Derivative of a function with respect to a lower triangular matrix

300 Views Asked by At

I have a scalar-valued function $f$ defined on the space of $n \times n$ matrices. I have an analytic expression for the gradient, $\nabla f$.

Now, suppose I define a function, $g$, on the space of lower triangular matrices as $g(L) := f(LL^T)$. I'd like to derive an analytic expression for the gradient of $g$. I assume some sort of chain rule should go through so that I can get a rather simple expression using $\nabla f$, but I'm not sure how to proceed.

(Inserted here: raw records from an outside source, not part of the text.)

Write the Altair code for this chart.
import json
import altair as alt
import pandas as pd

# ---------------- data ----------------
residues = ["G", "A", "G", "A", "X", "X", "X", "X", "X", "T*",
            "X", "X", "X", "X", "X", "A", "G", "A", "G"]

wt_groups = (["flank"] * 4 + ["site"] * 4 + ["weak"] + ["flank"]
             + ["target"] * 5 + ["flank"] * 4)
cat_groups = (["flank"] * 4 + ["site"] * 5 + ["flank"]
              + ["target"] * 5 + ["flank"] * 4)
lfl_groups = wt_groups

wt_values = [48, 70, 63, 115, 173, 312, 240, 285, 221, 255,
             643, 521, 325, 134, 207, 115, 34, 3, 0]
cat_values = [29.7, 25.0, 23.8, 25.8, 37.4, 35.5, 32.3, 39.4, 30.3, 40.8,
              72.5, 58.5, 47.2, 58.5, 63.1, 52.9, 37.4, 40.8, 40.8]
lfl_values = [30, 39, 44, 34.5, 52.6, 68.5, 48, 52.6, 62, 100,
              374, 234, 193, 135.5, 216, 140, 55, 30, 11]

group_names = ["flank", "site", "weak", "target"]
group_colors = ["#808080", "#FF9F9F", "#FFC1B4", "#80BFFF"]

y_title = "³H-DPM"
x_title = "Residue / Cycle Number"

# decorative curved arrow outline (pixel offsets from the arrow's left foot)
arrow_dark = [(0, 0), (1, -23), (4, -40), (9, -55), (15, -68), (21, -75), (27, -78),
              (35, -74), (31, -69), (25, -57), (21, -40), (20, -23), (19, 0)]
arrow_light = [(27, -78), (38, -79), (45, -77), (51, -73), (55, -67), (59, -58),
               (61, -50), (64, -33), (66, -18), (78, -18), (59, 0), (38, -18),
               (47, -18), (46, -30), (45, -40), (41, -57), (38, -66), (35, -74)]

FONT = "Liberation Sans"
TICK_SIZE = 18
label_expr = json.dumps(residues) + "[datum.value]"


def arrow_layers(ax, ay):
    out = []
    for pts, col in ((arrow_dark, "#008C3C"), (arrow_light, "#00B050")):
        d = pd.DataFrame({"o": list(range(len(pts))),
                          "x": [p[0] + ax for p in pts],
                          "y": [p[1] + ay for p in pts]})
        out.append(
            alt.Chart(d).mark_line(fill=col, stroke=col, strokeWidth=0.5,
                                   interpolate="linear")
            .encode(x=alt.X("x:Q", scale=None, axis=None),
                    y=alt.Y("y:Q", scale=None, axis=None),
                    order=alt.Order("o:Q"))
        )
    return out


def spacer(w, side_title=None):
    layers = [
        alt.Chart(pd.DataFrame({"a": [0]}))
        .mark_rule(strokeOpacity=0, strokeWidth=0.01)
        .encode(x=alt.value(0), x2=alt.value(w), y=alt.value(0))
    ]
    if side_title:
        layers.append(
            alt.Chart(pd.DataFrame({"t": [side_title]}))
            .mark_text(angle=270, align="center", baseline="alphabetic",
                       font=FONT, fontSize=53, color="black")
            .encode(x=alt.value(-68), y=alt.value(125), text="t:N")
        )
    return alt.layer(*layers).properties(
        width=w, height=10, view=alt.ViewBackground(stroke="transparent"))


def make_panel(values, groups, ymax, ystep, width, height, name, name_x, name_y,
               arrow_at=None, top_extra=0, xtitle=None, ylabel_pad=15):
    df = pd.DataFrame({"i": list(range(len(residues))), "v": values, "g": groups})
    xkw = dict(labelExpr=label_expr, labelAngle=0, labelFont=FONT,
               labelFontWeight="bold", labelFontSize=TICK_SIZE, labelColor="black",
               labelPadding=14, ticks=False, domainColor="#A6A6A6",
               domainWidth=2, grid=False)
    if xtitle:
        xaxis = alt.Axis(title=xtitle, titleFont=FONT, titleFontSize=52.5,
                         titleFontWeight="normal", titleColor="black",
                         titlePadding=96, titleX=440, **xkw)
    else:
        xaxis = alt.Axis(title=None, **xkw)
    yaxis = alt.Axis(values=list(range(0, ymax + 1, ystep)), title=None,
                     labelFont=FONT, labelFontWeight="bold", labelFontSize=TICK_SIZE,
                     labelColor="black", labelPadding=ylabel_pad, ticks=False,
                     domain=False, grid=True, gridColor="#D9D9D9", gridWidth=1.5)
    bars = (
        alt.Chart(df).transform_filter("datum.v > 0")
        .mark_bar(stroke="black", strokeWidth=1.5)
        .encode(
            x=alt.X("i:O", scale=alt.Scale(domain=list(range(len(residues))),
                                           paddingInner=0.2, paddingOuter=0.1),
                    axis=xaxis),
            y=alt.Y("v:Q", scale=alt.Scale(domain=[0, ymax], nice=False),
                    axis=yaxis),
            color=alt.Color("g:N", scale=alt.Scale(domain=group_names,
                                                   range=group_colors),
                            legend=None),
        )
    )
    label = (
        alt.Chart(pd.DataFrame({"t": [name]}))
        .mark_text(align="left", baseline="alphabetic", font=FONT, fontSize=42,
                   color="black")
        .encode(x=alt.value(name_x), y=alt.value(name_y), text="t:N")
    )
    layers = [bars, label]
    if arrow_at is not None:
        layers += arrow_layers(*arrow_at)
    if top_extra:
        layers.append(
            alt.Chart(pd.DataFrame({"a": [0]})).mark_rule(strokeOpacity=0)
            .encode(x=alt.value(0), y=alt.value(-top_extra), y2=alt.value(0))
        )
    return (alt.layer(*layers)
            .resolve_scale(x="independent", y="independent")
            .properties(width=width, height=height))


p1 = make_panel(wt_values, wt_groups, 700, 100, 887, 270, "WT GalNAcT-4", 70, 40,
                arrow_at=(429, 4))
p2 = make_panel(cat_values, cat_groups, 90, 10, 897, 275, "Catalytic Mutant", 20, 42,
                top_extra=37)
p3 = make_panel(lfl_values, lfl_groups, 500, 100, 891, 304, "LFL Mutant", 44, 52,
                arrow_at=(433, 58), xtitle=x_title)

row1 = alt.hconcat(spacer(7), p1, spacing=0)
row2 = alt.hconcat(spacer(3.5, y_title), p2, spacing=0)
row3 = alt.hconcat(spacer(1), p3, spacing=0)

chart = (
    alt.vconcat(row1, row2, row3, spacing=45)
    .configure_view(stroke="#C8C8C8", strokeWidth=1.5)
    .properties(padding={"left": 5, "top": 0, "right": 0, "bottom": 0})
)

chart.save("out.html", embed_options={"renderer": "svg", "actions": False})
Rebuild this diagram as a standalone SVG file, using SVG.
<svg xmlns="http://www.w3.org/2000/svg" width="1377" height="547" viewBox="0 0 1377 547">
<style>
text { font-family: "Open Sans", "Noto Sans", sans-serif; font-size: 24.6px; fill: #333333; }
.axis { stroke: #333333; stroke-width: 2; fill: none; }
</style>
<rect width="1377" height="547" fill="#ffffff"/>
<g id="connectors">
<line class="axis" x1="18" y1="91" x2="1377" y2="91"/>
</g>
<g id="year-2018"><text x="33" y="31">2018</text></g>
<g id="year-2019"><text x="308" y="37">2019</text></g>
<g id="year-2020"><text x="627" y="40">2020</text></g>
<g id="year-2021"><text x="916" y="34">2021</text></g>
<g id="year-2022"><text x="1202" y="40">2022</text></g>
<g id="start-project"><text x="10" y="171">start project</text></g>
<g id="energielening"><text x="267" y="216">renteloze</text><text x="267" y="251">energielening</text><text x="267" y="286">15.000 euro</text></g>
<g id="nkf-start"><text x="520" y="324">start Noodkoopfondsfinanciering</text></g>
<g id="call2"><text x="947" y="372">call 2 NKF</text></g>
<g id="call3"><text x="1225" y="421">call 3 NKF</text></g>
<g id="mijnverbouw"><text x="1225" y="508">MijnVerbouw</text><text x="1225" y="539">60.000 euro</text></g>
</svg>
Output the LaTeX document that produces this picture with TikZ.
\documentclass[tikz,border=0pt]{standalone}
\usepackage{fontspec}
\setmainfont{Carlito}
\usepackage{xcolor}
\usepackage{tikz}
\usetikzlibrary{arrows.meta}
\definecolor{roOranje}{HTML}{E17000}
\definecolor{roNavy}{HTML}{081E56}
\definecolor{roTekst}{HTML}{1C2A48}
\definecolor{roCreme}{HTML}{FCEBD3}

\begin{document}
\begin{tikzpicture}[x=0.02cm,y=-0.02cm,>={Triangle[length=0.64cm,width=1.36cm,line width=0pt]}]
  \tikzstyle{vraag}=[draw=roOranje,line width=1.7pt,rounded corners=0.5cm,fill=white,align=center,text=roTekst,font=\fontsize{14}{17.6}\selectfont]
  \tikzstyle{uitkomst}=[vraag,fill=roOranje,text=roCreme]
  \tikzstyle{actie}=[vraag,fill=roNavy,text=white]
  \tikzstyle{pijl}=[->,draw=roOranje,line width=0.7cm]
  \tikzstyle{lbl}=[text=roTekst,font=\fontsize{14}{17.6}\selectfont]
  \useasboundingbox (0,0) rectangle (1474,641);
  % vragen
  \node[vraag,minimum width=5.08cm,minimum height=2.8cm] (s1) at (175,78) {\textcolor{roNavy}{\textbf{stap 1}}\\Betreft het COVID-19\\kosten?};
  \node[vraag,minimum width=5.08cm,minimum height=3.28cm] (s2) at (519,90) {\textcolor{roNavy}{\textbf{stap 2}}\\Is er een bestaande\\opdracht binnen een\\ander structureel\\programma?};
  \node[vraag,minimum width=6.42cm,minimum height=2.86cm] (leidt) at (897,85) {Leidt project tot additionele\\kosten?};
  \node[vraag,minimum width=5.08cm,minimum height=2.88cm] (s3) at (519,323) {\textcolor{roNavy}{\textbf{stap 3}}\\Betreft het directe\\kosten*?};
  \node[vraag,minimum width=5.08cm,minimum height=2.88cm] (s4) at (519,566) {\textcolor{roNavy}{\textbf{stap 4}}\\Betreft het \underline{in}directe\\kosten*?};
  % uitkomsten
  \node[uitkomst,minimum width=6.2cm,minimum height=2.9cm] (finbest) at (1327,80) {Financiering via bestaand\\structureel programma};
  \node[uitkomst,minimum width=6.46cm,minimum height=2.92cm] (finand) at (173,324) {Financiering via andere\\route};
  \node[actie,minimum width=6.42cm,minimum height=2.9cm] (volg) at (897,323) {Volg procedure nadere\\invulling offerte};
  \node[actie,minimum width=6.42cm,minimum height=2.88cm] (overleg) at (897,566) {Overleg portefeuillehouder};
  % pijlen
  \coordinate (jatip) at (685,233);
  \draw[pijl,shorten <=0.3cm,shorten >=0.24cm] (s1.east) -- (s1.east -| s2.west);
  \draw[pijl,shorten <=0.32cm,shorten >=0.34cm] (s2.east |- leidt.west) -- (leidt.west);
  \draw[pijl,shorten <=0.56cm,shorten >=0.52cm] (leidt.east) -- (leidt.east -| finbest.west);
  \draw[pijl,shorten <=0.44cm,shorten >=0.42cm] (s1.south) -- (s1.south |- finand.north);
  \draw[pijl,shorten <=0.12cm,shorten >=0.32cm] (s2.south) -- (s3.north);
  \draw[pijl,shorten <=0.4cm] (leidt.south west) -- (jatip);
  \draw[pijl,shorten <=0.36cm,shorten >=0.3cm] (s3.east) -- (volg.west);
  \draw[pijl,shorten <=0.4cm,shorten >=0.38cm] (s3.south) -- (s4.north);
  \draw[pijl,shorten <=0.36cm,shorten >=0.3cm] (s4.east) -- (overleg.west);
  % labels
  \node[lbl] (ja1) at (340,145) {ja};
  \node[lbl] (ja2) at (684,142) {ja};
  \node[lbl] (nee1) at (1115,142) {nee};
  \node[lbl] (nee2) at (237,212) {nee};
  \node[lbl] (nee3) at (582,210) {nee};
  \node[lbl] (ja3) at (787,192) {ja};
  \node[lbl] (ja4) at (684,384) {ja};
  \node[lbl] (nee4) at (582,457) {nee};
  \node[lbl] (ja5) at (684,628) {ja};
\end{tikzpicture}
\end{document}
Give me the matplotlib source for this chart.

Again, thanks for your help.

1

There are 1 best solutions below

2
On BEST ANSWER

For ease of typing, denote the gradients of $f(X)$ and $g(L)$ as $$\eqalign{ F &= \frac{\partial f}{\partial X} = \nabla f \\ G &= \frac{\partial g}{\partial L} \\ }$$ First, calculate the differential of $X$ in terms of $L$. $$\eqalign{ X &= LL^T \quad\implies\quad dX = dL\,L^T + L\,dL^T \\ }$$ Then write the differential of the function and perform a change of variables from $X\to L$. $$\eqalign{ dg &= df \\ &= F:dX \\ &= F:(dL\,L^T+L\,dL^T) \\ &= (F+F^T):(dL\,L^T) \\ &= (F+F^T)L:dL \\ \frac{\partial g}{\partial L} &= (F+F^T)L \;=\; G \\ \\ }$$ In the above, a colon is used as a product notation for the trace, i.e. $$\eqalign{A:B = {\rm Tr}(A^TB) = {\rm Tr}(B^TA) = B:A}$$ The terms in such a product can be rearranged in a number of equivalent ways, e.g. $$\eqalign{ A:B &= A^T:B^T \\ A:BC &= B^TA:C = AC^T:B \\ }$$ due to the properties of the trace function.